Every Monday, I receive a spreadsheet with the metrics for all the fundraisers on our team. It’s filled with columns of goals, visits, asks, closes, and percentages.
But most fundraiser metrics reports don’t actually help managers manage.
You glance at the numbers, look for where fundraisers are behind on their goals, and then give feedback based on what’s low. It’s reactive and rarely gets to what really matters.

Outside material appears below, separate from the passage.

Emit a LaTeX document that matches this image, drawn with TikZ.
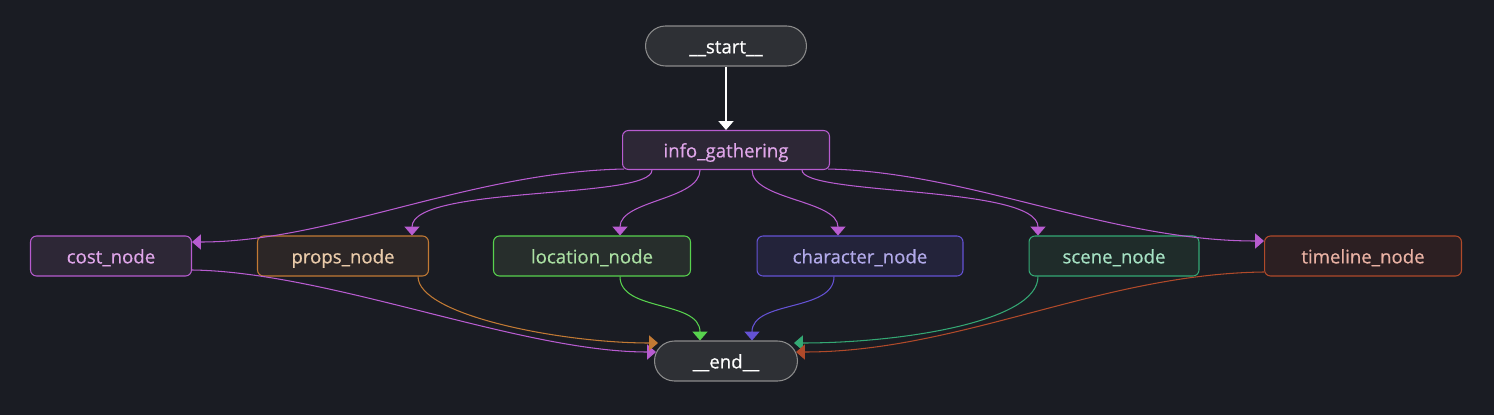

So I tried something different.
I put a very specific prompt into AI. One designed specifically for managers of frontline fundraisers. I fed it the same metrics we already track and asked the AI to act like an experienced nonprofit fundraising consultant and frontline manager advisor. I then asked the AI to analyze fundraiser performance in a way that would inform strategic coaching, morale, recognition, and early trend detection (the full prompt is much, much longer).
The output was amazing.
What came back wasn’t a prettier report. It gave me the things managers actually need:
- Early indicators of pipeline risk, before the numbers get bad
- The top one or two coaching focus areas for each fundraiser in their next 1:1
- Visibility into who’s truly strong versus who just looks busy
- Clear trends and early warning indicators
- Signals for who deserves recognition this week
- A short list of where my time actually matters most right now
The best way I can describe the results is this: it felt less like reading a report and more like having another experienced manager sitting next to me saying, “Here’s what actually deserves your attention this week.”
If you manage frontline fundraisers and feel like your metrics report isn’t telling you the full story of your team, this is the solution.
I’m happy to share the full AI prompt. Just email me at [email protected] to request it.
One important note: When putting private information, like fundraiser metrics, into an AI tool, make sure you’re using a platform that allows that information to remain private. Many AI systems may store and potentially use content shared in conversations to improve their models. As managers, we have a responsibility to protect our teams and our institutions, so it’s important to understand the data privacy settings of any AI tool before using it with internal or sensitive information.